2430.Subsection (2) derives from section 18(1)(a)(i) of ICTA. It limits the scope of the section if the annuity is a foreign annuity. Foreign annuities are taxable only if paid to persons resident in the United Kingdom.

Section 610: Annuities under sponsored superannuation schemes

2431.This section applies to an annuity purchased under a sponsored superannuation scheme. It derives in part from section 18(1)(a)(i) of ICTA and in part is new.

2432.Subsection (1) is new. It identifies the annuities to be taxed as pension income. To do this the section has to describe the process under which the annuities are paid. It does this using the same language that section 580 uses to identify annuities paid by approved retirement benefits schemes.

2433.Subsection (2) derives from section 18(1)(a)(i) of ICTA. It limits the scope of the section if the annuity is a foreign annuity. Foreign annuities are taxable only if they are paid to persons resident in the United Kingdom.

2434.Subsection (3) ensures there is no overlap with other sections in the pension income Part. The definition of “sponsored superannuation scheme” in section 624(1) of ICTA predates the introduction of approved retirement benefits schemes in Chapter 1 of Part 14 of ICTA. An approved retirement benefits scheme is likely to be within the definition of “sponsored superannuation scheme”. In ICTA an annuity paid by an approved retirement benefits scheme is taxed under Schedule E. The annuities identified in this section are taxed under Schedule D. A Schedule E charge takes priority over a Schedule D charge. This subsection preserves that order of priority.

2435.Subsection (4) defines “sponsored superannuation scheme”. It cross-refers to section 624(1) of ICTA. The definition of “sponsored superannuation scheme” in section 624(1) of ICTA is as follows:

‘a sponsored superannuation scheme’ means a scheme or arrangement -

(a)

relating to service in particular offices or employments, and

(b)

having for its object or one of its objects to make provision in respect of persons serving in those offices or employments against future retirement or partial retirement, against future termination of service through death or disability, or against similar matters,

being a scheme or arrangement under which any part of the cost of the provision so made is or has been borne otherwise than by those persons by reason of their service (whether it is the cost or part of the cost of the benefits provided, or of paying premiums or other sums in order to provide those benefits, or of administering or instituting the scheme or arrangement).

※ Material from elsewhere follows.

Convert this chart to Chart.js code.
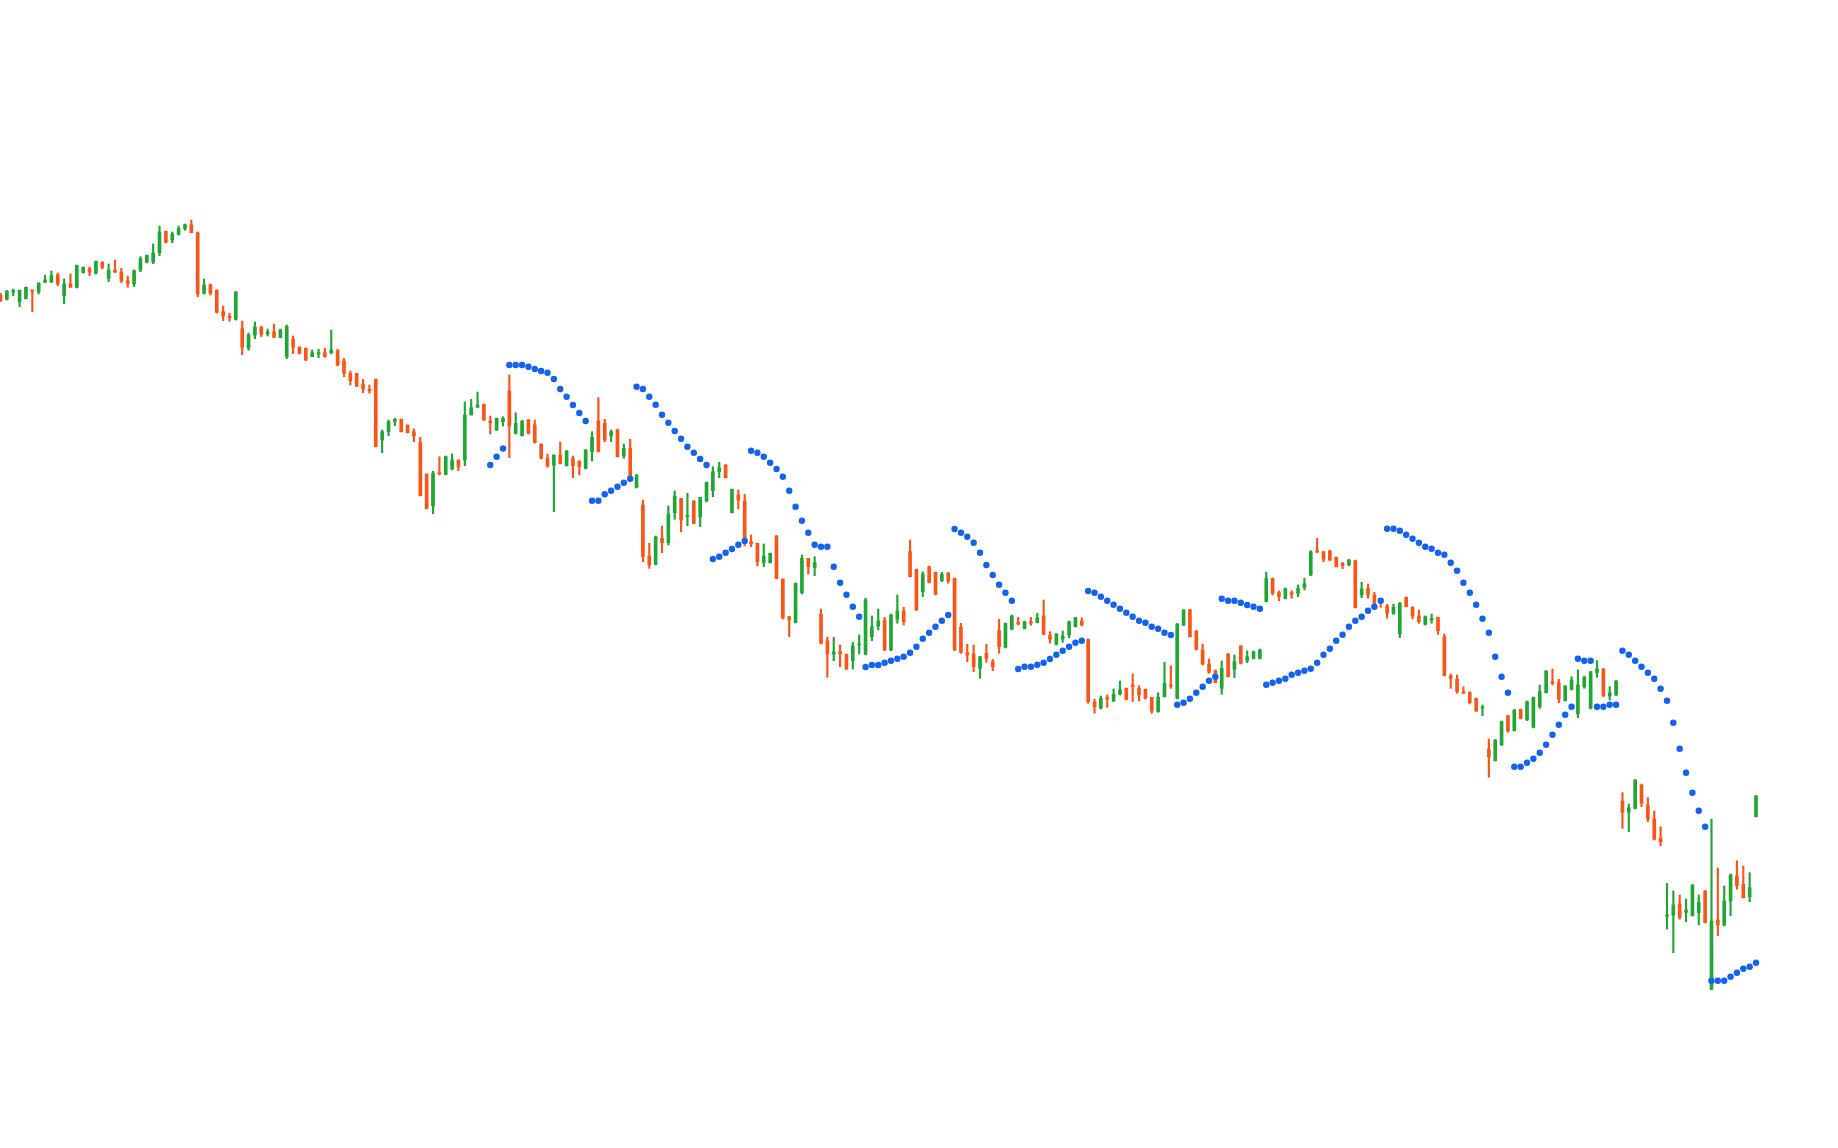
<!DOCTYPE html>
<html>
<head>
<meta charset="utf-8">
<script src="https://cdn.jsdelivr.net/npm/chart.js@4"></script>
<style>
  html, body { margin: 0; padding: 0; background: #ffffff; }
  canvas { display: block; }
</style>
</head>
<body>
<canvas id="price-chart" width="1838" height="1148"></canvas>
<script>
"use strict";
const open = [
  80.50,80.07,80.80,79.83,80.13,81.00,80.80,81.77,81.77,82.50,80.43,81.60,81.27,82.73,83.13,82.67,83.77,82.17,83.00,82.80,
  81.93,81.60,83.00,83.77,83.80,84.73,86.87,86.00,86.57,87.13,87.53,86.73,80.67,81.53,81.00,78.83,78.40,78.07,77.13,75.17,
  76.50,77.27,76.60,76.83,76.27,74.33,76.10,75.30,75.17,74.33,74.60,74.73,74.73,74.93,73.90,72.67,72.67,71.57,71.07,72.07,
  66.00,66.83,67.83,68.07,67.50,66.83,65.73,62.60,59.43,62.73,62.57,63.10,64.00,64.00,68.50,69.27,69.57,67.90,67.00,67.83,
  70.90,66.67,66.43,68.00,67.50,65.60,64.17,63.50,64.50,63.43,64.17,63.90,63.17,64.83,67.90,67.67,66.40,67.00,64.40,65.17,
  61.27,59.50,54.40,53.57,56.17,55.73,58.73,60.17,58.33,59.90,58.33,59.90,60.93,62.83,63.50,58.73,60.50,59.90,55.83,55.67,
  53.73,53.73,56.40,52.10,48.33,47.73,50.73,54.17,53.23,48.57,45.93,44.60,44.83,44.57,43.93,45.50,44.60,46.33,47.40,48.00,
  45.00,48.07,48.90,54.83,53.07,50.83,53.33,52.77,51.93,52.67,52.17,47.27,44.73,44.60,43.17,44.67,43.83,46.93,45.27,47.10,
  47.77,47.17,47.83,47.73,48.40,46.50,45.57,46.10,46.50,47.33,47.90,46.07,39.80,39.20,40.23,39.90,40.60,41.17,41.50,41.17,
  41.07,40.27,38.83,40.33,41.50,40.17,47.50,49.00,46.90,45.00,43.60,42.93,41.17,44.60,43.07,45.40,43.93,44.17,44.17,49.83,
  52.17,50.73,50.17,50.73,50.67,51.27,52.50,54.93,54.83,54.93,54.27,53.67,53.50,53.93,50.50,51.17,50.50,50.00,49.40,48.67,
  46.60,50.27,49.27,48.40,47.57,48.00,48.27,46.33,42.43,42.07,40.83,40.73,40.17,39.20,35.10,33.93,35.50,38.43,36.93,39.07,
  38.00,37.27,39.33,40.73,41.83,41.73,39.93,41.07,38.60,41.33,39.17,42.73,43.10,40.40,40.50,29.90,28.77,29.17,31.50,29.50,
  28.10,26.17,18.40,18.50,19.60,18.77,18.43,18.73,20.90,11.07,18.00,17.50,19.90,22.40,21.57,20.33,28.33
];
const high = [
  80.67,80.95,81.10,81.00,81.30,81.00,81.70,82.50,82.90,82.70,82.10,82.60,83.50,83.30,83.30,83.90,83.83,83.60,84.00,83.17,
  82.40,83.00,84.33,84.50,85.60,87.40,86.90,86.80,87.40,87.60,88.00,86.80,82.10,81.60,81.00,79.40,78.67,80.85,77.90,76.70,
  77.80,77.40,77.10,77.60,77.10,77.50,76.40,75.30,75.20,75.00,75.07,75.17,77.00,75.07,74.17,72.90,72.67,72.07,71.50,72.10,
  67.00,68.00,68.17,68.10,67.50,67.10,66.27,62.60,62.87,64.33,64.40,64.60,64.00,69.80,70.07,70.80,69.60,68.40,68.20,68.33,
  72.50,68.73,67.95,68.05,68.00,65.60,64.60,64.50,65.80,64.95,64.40,63.90,65.05,66.83,70.23,68.07,67.00,67.10,65.60,66.07,
  62.55,60.00,55.67,56.40,57.40,59.40,60.90,60.17,60.67,59.95,60.27,61.80,63.33,63.77,63.55,61.10,61.00,60.57,56.50,55.70,
  55.60,54.70,56.45,52.10,48.35,51.70,54.50,54.17,54.33,49.10,46.27,46.27,45.50,44.60,45.77,46.50,50.17,48.40,49.10,48.27,
  48.60,50.50,49.27,56.00,53.10,52.83,53.40,52.80,52.77,52.77,52.20,47.67,45.57,45.50,44.35,45.57,44.07,48.07,47.70,48.50,
  48.27,47.90,48.27,48.67,50.00,46.83,46.65,46.90,47.90,48.27,48.23,46.10,40.10,40.40,40.50,41.10,41.90,41.20,42.60,41.43,
  41.10,40.27,40.73,43.77,43.43,47.65,49.05,49.07,46.95,45.60,44.10,43.00,43.90,44.65,44.50,45.45,44.90,44.90,45.10,52.80,
  52.20,50.90,51.20,50.93,51.50,52.17,54.93,56.17,54.85,54.95,54.30,53.77,54.07,54.00,51.77,51.60,50.77,50.17,49.57,49.57,
  49.77,50.30,49.33,49.00,48.40,48.60,48.30,46.60,42.60,42.50,41.33,40.83,40.20,39.50,36.10,36.05,37.90,38.45,39.05,39.10,
  39.90,40.30,41.50,42.95,43.10,42.07,41.45,42.33,43.00,42.40,42.85,43.93,43.15,41.33,41.95,30.73,29.60,32.05,31.60,30.23,
  28.90,27.33,21.67,20.90,20.50,20.10,21.55,20.50,20.95,28.10,23.20,21.40,22.60,23.93,23.40,22.73,30.45
];
const low = [
  79.83,80.00,80.43,79.33,80.10,78.83,80.60,81.73,81.77,81.43,79.63,81.27,81.20,82.70,82.43,82.60,83.10,81.83,82.77,81.73,
  81.27,81.33,82.83,83.70,83.63,84.43,85.70,85.73,86.50,86.97,86.73,80.33,80.60,80.50,78.70,77.93,77.87,78.00,74.53,74.97,
  76.13,76.33,76.40,76.27,76.20,74.13,74.63,74.60,73.93,74.33,74.23,74.27,74.60,73.40,72.33,71.50,71.33,70.73,70.67,65.30,
  64.73,66.43,67.43,66.80,66.70,65.83,60.40,59.10,58.63,62.50,62.50,63.00,62.93,63.43,68.50,69.27,67.97,66.60,66.95,67.40,
  64.23,66.60,66.40,66.60,65.70,64.10,63.27,58.83,63.60,63.40,62.23,62.50,63.10,63.90,64.80,65.83,65.83,64.30,64.17,61.83,
  61.20,53.83,53.17,53.50,54.73,55.50,58.07,56.83,57.43,57.60,57.33,59.80,60.33,62.23,62.20,58.70,59.10,55.40,55.33,53.40,
  53.33,53.70,52.10,48.10,46.33,47.70,50.60,52.60,52.43,45.60,42.27,43.93,43.33,43.05,43.10,44.60,44.50,45.93,47.00,44.93,
  44.93,47.67,47.50,52.30,48.95,50.33,51.70,50.50,51.83,51.67,44.95,44.67,43.83,42.83,42.17,43.77,42.93,44.67,45.20,47.00,
  47.50,47.10,47.47,47.70,46.55,45.67,45.50,45.77,46.23,47.30,47.40,39.67,38.67,39.10,39.27,39.83,40.50,40.00,39.83,39.90,
  40.10,38.67,38.77,40.30,41.17,40.10,47.45,46.30,45.00,43.50,42.67,41.73,40.57,42.30,42.23,43.60,43.73,44.10,44.10,49.80,
  50.50,49.93,50.10,50.17,50.33,51.00,52.43,54.75,53.83,53.95,53.30,53.13,53.43,49.20,50.23,50.17,49.50,49.27,48.17,48.57,
  46.23,49.30,48.10,47.67,47.50,47.67,46.57,42.40,41.17,40.67,40.65,39.60,38.85,38.43,32.27,33.90,35.45,36.77,36.90,38.10,
  37.95,37.20,39.17,40.70,41.50,39.73,39.90,41.00,38.23,41.17,39.10,42.27,40.35,40.00,40.45,27.17,26.83,29.10,29.33,27.83,
  26.00,25.43,17.10,14.73,18.07,17.83,18.40,17.50,17.70,11.05,16.43,17.40,18.43,21.07,20.20,19.83,28.30
];
const close = [
  79.93,80.90,80.97,80.97,81.27,80.87,81.70,82.00,82.43,81.60,81.60,81.27,83.47,83.27,82.80,83.87,83.27,83.00,82.77,81.93,
  81.67,82.93,84.13,84.47,84.70,86.80,85.77,86.60,87.17,87.53,86.73,80.60,81.50,80.67,78.77,78.40,78.23,80.80,75.27,76.50,
  77.30,76.57,76.83,76.27,77.00,77.33,75.27,74.63,74.00,74.73,74.73,74.33,75.00,73.50,72.67,71.93,71.40,71.10,70.93,65.33,
  66.83,67.83,68.07,66.83,66.73,66.40,60.43,59.13,62.67,62.60,64.33,64.00,63.33,68.50,69.23,69.50,68.00,67.73,68.17,68.17,
  67.40,67.67,67.90,66.67,65.73,64.17,63.40,64.50,63.67,64.90,63.43,63.33,65.00,66.27,64.83,66.00,66.83,64.33,65.17,62.00,
  62.50,54.33,53.50,56.33,55.73,58.60,60.40,58.00,58.40,57.67,60.27,61.77,62.83,63.23,62.23,61.07,60.00,55.67,55.60,53.83,
  54.40,54.67,52.17,48.17,48.00,51.67,54.17,53.33,53.73,45.67,44.60,44.83,44.60,43.10,45.40,45.57,50.00,47.33,47.90,45.00,
  48.50,48.90,47.83,52.33,49.00,52.60,51.77,50.57,52.57,51.90,45.00,44.77,44.50,43.33,44.33,44.17,43.33,45.33,47.67,48.40,
  47.60,47.83,47.67,48.23,46.57,46.10,46.60,46.40,47.80,48.23,47.50,39.83,39.33,40.17,40.07,40.57,41.00,40.07,41.33,40.50,
  40.17,38.90,40.27,41.67,41.40,47.60,49.00,46.33,45.07,43.60,42.77,41.73,43.17,42.33,43.83,43.67,44.33,44.83,45.00,52.17,
  50.67,50.33,51.13,50.57,51.17,51.60,54.83,54.77,54.07,54.00,53.33,53.43,54.00,49.23,51.10,50.50,49.57,49.67,48.67,49.27,
  49.67,49.33,48.40,47.83,48.33,48.17,46.93,42.43,42.17,40.83,40.67,39.73,38.90,39.23,34.33,36.00,37.83,36.90,39.00,38.17,
  39.83,40.27,40.83,42.90,41.67,40.07,41.40,42.00,41.50,42.27,42.83,43.10,40.40,40.73,41.90,28.77,29.23,32.00,29.67,28.10,
  26.07,25.83,18.50,19.50,18.27,19.00,21.50,19.73,17.73,17.90,17.50,19.90,22.50,21.43,20.23,21.23,30.40
];
// parabolic SAR, one value per session, none before the first dot
const sar = [
  null,null,null,null,null,null,null,null,null,null,null,null,null,null,null,null,null,null,null,null,
  null,null,null,null,null,null,null,null,null,null,null,null,null,null,null,null,null,null,null,null,
  null,null,null,null,null,null,null,null,null,null,null,null,null,null,null,null,null,null,null,null,
  null,null,null,null,null,null,null,null,null,null,null,null,null,null,null,null,null,63.50,64.33,65.15,
  73.50,73.50,73.50,73.33,73.10,72.90,72.73,72.10,71.10,70.33,69.50,68.70,67.90,59.93,59.93,60.57,60.93,61.33,61.73,62.13,
  71.33,71.10,70.33,69.53,68.53,67.73,66.90,66.13,65.33,64.73,64.10,63.50,54.10,54.33,54.73,55.10,55.53,55.90,64.93,64.73,
  64.33,63.73,63.10,62.33,60.93,59.33,57.93,56.73,55.53,55.33,55.33,53.33,51.73,50.53,49.33,48.33,43.30,43.50,43.50,43.73,
  43.93,44.13,44.33,44.73,45.33,46.13,46.73,47.33,47.93,48.50,57.10,56.73,56.33,55.73,54.73,53.50,52.50,51.53,50.73,49.93,
  43.10,43.33,43.33,43.53,43.73,44.10,44.53,44.93,45.33,45.73,45.93,50.90,50.73,50.33,49.93,49.53,49.13,48.73,48.33,47.93,
  47.73,47.33,47.13,46.73,46.50,39.53,39.73,40.13,40.73,41.33,41.93,42.33,50.13,49.93,49.93,49.73,49.50,49.33,49.13,41.53,
  41.73,41.93,42.13,42.53,42.73,42.93,43.13,43.73,44.53,45.13,45.93,46.53,47.33,47.93,48.33,48.93,49.33,49.93,57.13,57.13,
  56.93,56.53,56.13,55.73,55.33,55.13,54.73,54.53,53.73,52.93,51.73,50.73,49.53,48.13,46.73,44.33,42.33,40.73,33.33,33.33,
  33.73,34.13,34.73,35.53,36.53,37.53,38.53,39.33,44.13,43.93,43.93,39.33,39.33,39.53,39.53,44.93,44.53,43.93,43.33,42.73,
  42.13,41.13,39.93,37.73,35.13,32.73,30.73,28.93,27.33,11.93,11.93,11.93,12.33,12.73,13.13,13.33,13.73
];
const days = open.map((v, i) => i);

const UP = '#1fa633';
const DOWN = '#fb5516';
const DOT = '#1463ee';

const candleColor = (ctx) => close[ctx.dataIndex] >= open[ctx.dataIndex] ? UP : DOWN;

const ctx = document.getElementById('price-chart');
new Chart(ctx, {
    data: {
        labels: days,
        datasets: [
            {
                type: 'line',
                label: 'SAR',
                data: sar,
                showLine: false,
                pointRadius: 3.2,
                pointBorderWidth: 0,
                pointBackgroundColor: DOT,
                order: 0
            },
            {
                type: 'bar',
                label: 'body',
                data: open.map((o, i) => [o, close[i]]),
                backgroundColor: candleColor,
                barThickness: 3,
                minBarLength: 1,
                grouped: false,
                order: 1
            },
            {
                type: 'bar',
                label: 'wick',
                data: low.map((l, i) => [l, high[i]]),
                backgroundColor: candleColor,
                barThickness: 1.5,
                grouped: false,
                order: 2
            }
        ]
    },
    options: {
        responsive: false,
        animation: false,
        devicePixelRatio: 1,
        layout: { padding: 0, autoPadding: false },
        scales: {
            x: { type: 'linear', display: false, offset: false, min: -0.08, max: 288.89 },
            y: { display: false, min: -4.8, max: 110 }
        },
        plugins: {
            legend: { display: false },
            tooltip: { enabled: false }
        }
    }
});
</script>
</body>
</html>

Section 611: Annuities in recognition of another’s services

2436.This section applies to an annuity purchased by any person in recognition of another’s services. It derives in part from section 18(1)(a)(i) of ICTA and in part is new.

2437.Subsection (1) is new. It identifies the annuities to be taxed as pension income.

2438.Subsection (2) derives from section 18(1)(a)(i) of ICTA. It limits the scope of the section if the annuity is a foreign annuity. Foreign annuities are taxable only if they are paid to persons resident in the United Kingdom.

2439.Subsection (3) ensures there is no overlap with other sections in the pension income Part. An annuity paid by an approved retirement benefits scheme may be purchased in recognition of another’s services. In ICTA an annuity paid by an approved retirement benefits scheme is taxed under Schedule E. The annuities identified in this section are taxed under Schedule D. A Schedule E charge takes priority over a Schedule D charge. This subsection preserves that order of priority.

2440.Subsection (4) gives the meaning of “office”. It applies section 5 in Part 2 (Employment Income: charge to tax).

Section 612: Taxable pension income: UK annuities

2441.This section deals with the basis of assessment if the annuity arises from a source in the United Kingdom. It identifies the amount of taxable pension income, which feeds into the computation of net taxable pension income in section 567.

2442.The section derives from section 64 of ICTA.

Section 613: Taxable pension income: foreign annuities

2443.This section deals with the basis of assessment if the annuity arises from a source outside the United Kingdom. It identifies the amount of taxable pension income, which feeds into the computation of net taxable pension income in section 567.

2444.The section invokes sections 65, 68, 584 and 585 of ICTA. It is new.

2445.In ICTA the basis of assessment for a foreign pension is given by the rules of Schedule D Case V. The pension income Part does not repeat those rules but cross-refers the reader to them.

2446.Subsection (4) makes it clear that the 10% deduction in section 65(2) of ICTA and the relief in section 585(2) of ICTA apply to these annuities. See Change 138 in Annex 1.

Section 614: Person liable for tax

2447.This section identifies the person chargeable for all the annuities in this Chapter. It derives from section 59(1) of ICTA.